In her study of spiritual language, Amazing Grace, Kathleen Norris contemplates the importance of play in human development, in childhood. She recognizes the inevitable truth that we all will need to outgrow and unlearn much of what we are taught about faith.

I want to give my children this freedom to play in the shallows of Biblical truth. To laugh at the tomato on the screen. To sing the silly songs. But I struggle against the fear of teaching them things that will be painful to later unlearn.

I recognize, for example, that it is fun, so fun, to spread your arms like an airplane and zoom around the room singing, I may never fly over the enemy, but I’m in the Lord’s army. But I worry—will this translate, later, to a wartime ethic that permeates their faith? Will they, like I did, see themselves as soldiers, fighting, always fighting for their beliefs?

I want to teach them that to know God is to have the joy, joy, joy, joy down in my heart. Where? Down in my heart. But I also want them to know that it won’t always feel that way. That sometimes it will feel like loneliness, like pain, like too much too much too much. I want them to know that even when it feels that way, the joy can still be there, feeding their hearts like an invisible stream under the earth.

I am overthinking this, I know. But I’m a mom now. This is what we do.

A song comes on – Junior Asparagus on how God’s way is the best way, and Dane starts singing along without really knowing the words. He is so happy singing and watching, and of course, I won’t stop him. I smile back. I join in the song.
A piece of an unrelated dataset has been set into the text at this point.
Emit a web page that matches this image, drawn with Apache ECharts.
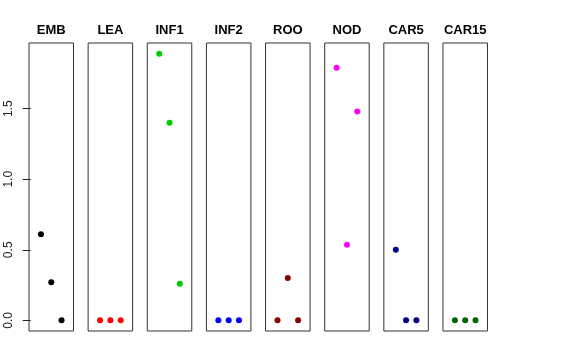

These are his earliest foundations. These are the songs he will still be able to sing twenty-five years from now. I close my eyes, pray for grace.

Get Plugged In


Get Plugged In: To enter into the life of a church by joining one of the programs it offers or attending an activity that it promotes.

Here is what I remember about depression: it’s like being pulled under the deep water. Everything around you is muffled, the details obscured. You are aware of a vague kind of light somewhere above the surface, but you can’t reach it no matter how hard you swim.

You’re tired a lot. You meet new people, and you grasp at your collection of words and greetings and charming one-liners, but you come up empty every time. You feel shadowy, a sort of fragment of yourself.

You are broken. You are shards, jagged and cruel in your sadness. You are desperate for love and unable to receive it all at once.

It’s not something you can slap a little church on. You can’t just “plug” your tired soul into the electric current of this place and be filled with power. It’s not a matter of joining a Bible study or volunteering with the Jr. High Youth Group or singing in the worship band. Plugged in. It’s not really that simple.

There is a woman sitting at the end of the aisle on Sunday morning when I slip into church. Andrew is out of town for the weekend, and I’ve somehow managed to get both kids deposited into their classes by myself. I am focused on getting seated, on not spilling my coffee. I don’t even notice her until I sit down and take a breath.

At communion, she does not get up, but shifts awkwardly out of the way to let us pass. During the worship time that follows, she takes a Kleenex out of her bag and dabs at her eyes. She studies the carpet. I want to say something, but I am too many chairs away. I want to touch her arm, but I cannot reach her.

The pastor is speaking, and the church bulletin is filled with programs and possibilities, but we are not this. We are, first and foremost, people. We need to train our eyes to see each other, to let the love of Christ move through us as we take each other by the hand.

Not join or plug in or get connected. Just come. Come as you are.

The woman at the end of the aisle leaves early. She goes in the small space between the sermon’s end and the first chords of the last song. Gone. She will not stop at the Information Desk to see about getting plugged in to a small group, the women’s Bible study, the clothing ministry.

She will hurry toward the glass doors, toward the parking lot. She will disappear into the day.